Bhaichung Bhutia’s entrance to the Football House in New Delhi on Thursday, 25 August, was extravagant. With 5-6 cars and around 30-40 people in tow, it had all the trappings of a grand celebration.
The nomination certainly added spice to the AIFF elections, slated to be held on 2 September, even though it might not have upset the calculations of many as of yet.
This is because 28 state associations out of 35 had already backed the candidature of Bhutia’s former India teammate Kalyan Chaubey for the AIFF president’s post in a meeting on Wednesday.
With such numbers behind him, Chaubey, a former India goalkeeper, will also not be overly worried about the fact that Rajasthan FA president Manvendra Singh, son of former BJP leader Jaswant Singh, walked out of that meeting.
In fact, it was also learned that Chaubey, whose name was proposed by the Gujarat FA and seconded by Arunachal Pradesh, had another meeting with 20-22 state associations in AIFF headquarters soon after filing his nomination on Thursday where he assured members that he will be working towards improving the infrastructure of the state and focusing on grassroots football.
With the scales tilted heavily in favour of Chaubey, who is also the son-in-law of the late Anjan Mitra, a former Mohun Bagan executive, can there be a twist in the tale? That’s what Bhutia will certainly be hoping for.
However, it will take a lot to queer the pitch of Chaubey. Chaubey, a BJP leader from Bengal, has the blessings of the powers that be. The fact that he gave a tough fight to the late TMC leader Sadhan Pande before losing the battle in the West Bengal elections last year has also impressed the top echelons of the ruling party at the centre.
One also understands that state association members have taken due note of the political interest backing Chaubey’s candidature with the under-17 Women’s World Cup, a month away.
Chaubey, who played for several top clubs including East Bengal and Mohun Bagan, is also likely to get the backing of Congress after NA Haris, Congress MLA and president of Karnataka State Football Association, filed his nomination for the vice-president’s post.
Under the circumstances, former India captain Bhutia, whose nomination was proposed by the Andhra FA and seconded by the Rajasthan FA, definitely needs to pull some trick out of his hat in order to win what seems to be an increasingly lost battle.
However, some are of the view that Bhutia’s fight is more a symbolic one than a real threat.

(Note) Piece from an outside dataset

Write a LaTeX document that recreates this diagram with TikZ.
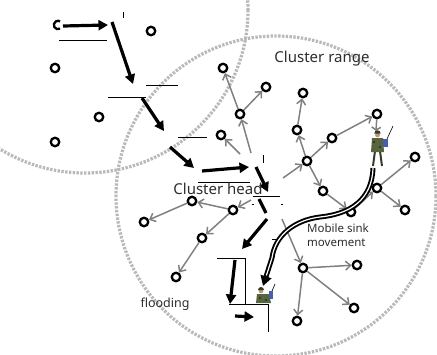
\documentclass[tikz,border=0pt]{standalone}
\usepackage{fontspec}
\setmainfont{Noto Sans}
\usetikzlibrary{arrows.meta}
\definecolor{rangegray}{RGB}{185,185,185}
\definecolor{linkgray}{RGB}{128,128,128}
\definecolor{txtgray}{RGB}{45,45,45}
\definecolor{camo}{RGB}{88,100,62}
\definecolor{camodark}{RGB}{52,60,38}
\definecolor{skin}{RGB}{190,150,110}
\definecolor{radio}{RGB}{70,95,170}
\tikzset{
  sn/.style={circle,draw=black,line width=2.3pt,fill=white,minimum size=8.5pt,inner sep=0pt},
  glink/.style={draw=linkgray,line width=1.5pt,-{Straight Barb[length=5pt,width=9pt,line width=1.5pt]}},
  hop/.style={line width=3.2pt,-{Triangle[length=9.5pt,width=10pt]}},
  artline/.style={line width=0.9pt},
  rangering/.style={draw=rangegray,line width=3.2pt,dash pattern=on 2.4pt off 1.4pt},
  lbl/.style={text=txtgray,inner sep=0pt}
}
\begin{document}
\begin{tikzpicture}[x=1pt,y=-1pt]
\useasboundingbox (0,0) rectangle (437,354);

% cluster ranges
\draw[rangering] (85,10) circle[radius=163];
\draw[rangering] (276,196) circle[radius=160];

% upper-left cluster members
\node[sn] (L1) at (151,31) {};
\node[sn] (L2) at (55,68) {};
\node[sn] (L3) at (99,117) {};
\node[sn] (L4) at (55,142) {};
\coordinate (L0) at (58,25);
\draw[line width=2.3pt] ([shift={(60:4.2)}]L0) arc[start angle=60,end angle=300,radius=4.2];

% main cluster members
\node[sn] (n1) at (223,68) {};
\node[sn] (n2) at (266,87) {};
\node[sn] (n3) at (240,114) {};
\node[sn] (n4) at (221,135) {};
\node[sn] (n5) at (303,93) {};
\node[sn] (n6) at (297,130) {};
\node[sn] (n7) at (332,138) {};
\node[sn] (n8) at (307,161) {};
\node[sn] (n9) at (377,114) {};
\node[sn] (n10) at (415,157) {};
\node[sn] (n12) at (323,191) {};
\node[sn] (n13) at (351,212) {};
\node[sn] (n14) at (377,188) {};
\node[sn] (n16) at (405,210) {};
\node[sn] (n17) at (303,268) {};
\node[sn] (n18) at (357,265) {};
\node[sn] (n19) at (354,308) {};
\node[sn] (n20) at (297,321) {};
\node[sn] (n21) at (192,201) {};
\node[sn] (n22) at (233,210) {};
\node[sn] (n23) at (144,222) {};
\node[sn] (n24) at (202,238) {};
\node[sn] (n25) at (176,277) {};

% starting points of the tree links near the cluster head
\coordinate (hA) at (240,154);
\coordinate (hB) at (251,153);
\coordinate (hC) at (283,178);
\coordinate (hD) at (282,219);
\coordinate (hE) at (251,200);
\coordinate (sinkA) at (376,131);

\draw[glink] (hA) -- (n4);
\draw[glink] (hB) -- (n3);
\draw[glink] (n3) -- (n1);
\draw[glink] (n3) -- (n2);
\draw[glink] (hC) -- (n8);
\draw[glink] (n8) -- (n6);
\draw[glink] (n6) -- (n5);
\draw[glink] (n8) -- (n7);
\draw[glink] (n7) -- (n9);
\draw[draw=linkgray,line width=1.5pt,-{Straight Barb[length=3pt,width=9pt,line width=1.5pt]}] (n9) -- (sinkA);
\draw[glink] (n8) -- (n12);
\draw[glink] (n12) -- (n13);
\draw[glink] (n13) -- (n14);
\draw[glink] (n14) -- (n10);
\draw[glink] (n14) -- (n16);
\draw[glink] (hD) -- (n17);
\draw[glink] (n17) -- (n18);
\draw[glink] (n17) -- (n19);
\draw[glink] (n17) -- (n20);
\draw[glink] (hE) -- (n22);
\draw[glink] (n22) -- (n21);
\draw[glink] (n21) -- (n23);
\draw[glink] (n22) -- (n24);
\draw[glink] (n24) -- (n25);

% flooding hops
\coordinate (b1s) at (63,26);   \coordinate (b1e) at (108,25);
\coordinate (b2s) at (112,22);  \coordinate (b2e) at (133,84);
\coordinate (b3s) at (142,98);  \coordinate (b3e) at (164,131);
\coordinate (b4s) at (170,147); \coordinate (b4e) at (194,168);
\coordinate (b5s) at (202,171); \coordinate (b5e) at (249,167);
\coordinate (b6s) at (256,167); \coordinate (b6e) at (268,192);
\coordinate (b7s) at (267,219); \coordinate (b7e) at (242,249);
\coordinate (b8s) at (235,260); \coordinate (b8e) at (230,304);
\coordinate (b9s) at (235,316); \coordinate (b9e) at (254,317);
\coordinate (bxs) at (259,199); \coordinate (bxe) at (266,213);
\draw[hop] (b1s) -- (b1e);
\draw[hop] (b2s) -- (b2e);
\draw[hop] (b3s) -- (b3e);
\draw[hop] (b4s) -- (b4e);
\draw[hop] (b5s) -- (b5e);
\draw[hop] (b6s) -- (b6e);
\draw[line width=3.2pt] (bxs) -- (bxe);
\draw[hop] (b7s) -- (b7e);
\draw[hop] (b8s) -- (b8e);
\draw[hop] (b9s) -- (b9e);

% thin guide strokes
\draw[artline] (59,40) -- (107,40);
\draw[artline] (123,12) -- (123,18);
\draw[artline] (108,97) -- (146,97);
\draw[artline] (146,85) -- (178,85);
\draw[artline] (178,137) -- (207,137);
\draw[artline] (263,155) -- (263,163);
\draw[artline] (198,182) -- (250,182);
\draw[artline] (253,196) -- (280,196);
\draw[artline] (272,239) -- (281,239);
\draw[artline] (252,204) -- (254,204);
\draw[artline] (281,204) -- (283,204);
\draw[artline] (217,258) -- (245,258) -- (245,304);
\draw[artline] (229,304) -- (268,304) -- (268,332);

% mobile sink path
\coordinate (mA) at (373,168);
\coordinate (mB) at (320,217);
\coordinate (mC) at (272,258);
\coordinate (mD) at (263,286);
\draw[line width=5pt,-{Triangle[length=10pt,width=11pt]}]
  (mA) .. controls (372,200) and (350,214) .. (mB)
       .. controls (295,220) and (275,235) .. (mC) -- (mD);
\draw[white,line width=1.2pt,shorten >=11pt]
  (mA) .. controls (372,200) and (350,214) .. (mB)
       .. controls (295,220) and (275,235) .. (mC) -- (mD);

% upper mobile sink (soldier with radio)
\draw[camodark,line width=2pt] (375,151) -- (373,166);
\draw[camodark,line width=2pt] (380,151) -- (382,166);
\fill[camo] (372,138) -- (383,138) -- (384,152) -- (371,152) -- cycle;
\fill[camodark] (374,142) circle[radius=1.3] (380,147) circle[radius=1.3];
\fill[skin] (377.5,135) circle[radius=2.4];
\fill[camodark] (374.3,133.5) arc[start angle=180,end angle=360,radius=3.2] -- cycle;
\draw[black,line width=0.6pt] (387,139) -- (393,126);
\fill[radio] (383,139) rectangle (388,147);

% lower mobile sink (soldier with radio)
\fill[camo] (257,294) -- (269,294) -- (271,303) -- (256,303) -- cycle;
\fill[camodark] (260,298) circle[radius=1.3] (266,300) circle[radius=1.3];
\fill[skin] (261,291) circle[radius=2.3];
\fill[camodark] (258,290) arc[start angle=180,end angle=360,radius=3] -- cycle;
\draw[black,line width=0.6pt] (272,291) -- (275,284);
\fill[radio] (269,291) rectangle (273,299);

% labels
\node[lbl,font=\fontsize{15}{17}\selectfont] (tRange) at (322,59) {Cluster range};
\node[lbl,font=\fontsize{15}{17}\selectfont] (tHead) at (218,189) {Cluster head};
\node[lbl,font=\fontsize{11.5}{13.5}\selectfont,align=left,anchor=north west] (tSink) at (307,224) {Mobile sink\\movement};
\node[lbl,font=\fontsize{12.5}{14}\selectfont] (tFlood) at (165,304) {flooding};
\end{tikzpicture}
\end{document}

Not that he would throw in the towel so easily after putting his hat in the ring, but the entire election is not a matter of winning and losing for him.
His candidature is being seen as more of a fight and a statement against the present dispensation.
Bhutia has been the founder of the Hamro Sikkim Party (HSP), which contested the Sikkim Legislative Assembly elections back in 2019. For a while now, there have been whispers in the political corridors that HSP has been trying to woo BJP and form an alliance with the party.
However, under the circumstances, it seems to be a bridge too far that both Bhutia and BJP will arrive at an equation in such a short time.
Bhutia, though, has strongly denied political motives.
“I am on good terms with every political party, and I have always worked for the betterment of football. Right now, Indian football is a mess. So, this is a good opportunity for us to bring in drastic reforms and change the face of football in India," Bhutia said.
"I feel and genuinely believe that if you have ideas, plans, and roadmaps in place, you don’t need a political party to support you,” he added.
In fact, it is being speculated that Bhutia’s candidature might also be the idea of former AIFF president Praful Patel, as both Rajasthan FA’s Manvendra Singh, who was also a vice-president during Patel’s tenure, and Andhra FA are known as Patel loyalists.
With both the state associations nominating Bhutia, Patel and Co. might be throwing a spanner in the works of the electoral process and betting on Bhutia’s reputation, image, and credibility.
One also understands that the former India captain also just couldn’t have backed off after having filed his nomination for the president’s post last week as a representative of eminent players.
His name was then proposed by former national teammate Deepak Mondal and seconded by Madhu Kumari. However, with the Supreme Court rejecting CoA’s proposal to give 50% representation to eminent players in the electoral college, Bhutia’s nomination fell through.
Essentially, the now-disbanded CoA had proposed that 50% of AIFF’s electoral college must comprise former footballers. Bhutia was the flagbearer of the footballers’ body.
But Supreme Court’s rejection of the proposal meant Bhutia’s nomination didn’t hold ground and his reputation would have taken a beating. So he had to file his nomination again.
A source close to the developments said, “Contrary to beliefs that Bhutia is putting his image at stake, it is actually a win-win situation for Bhutia. If he loses the election, people would say that the country’s football stakeholders didn’t let the country’s biggest footballing icon come into power.”
“And if Bhutia manages to win, then he becomes the most powerful person in Indian football. A name like Bhutia is a brand in itself. So however confident Chaubey might be, it will still create some doubt in his mind and he won’t be able to rest easy for the next one week.”
Whatever the outcome will be on 2 September, one thing is clear. The AIFF is going to have a former footballer as president for the first time in its 85-year history.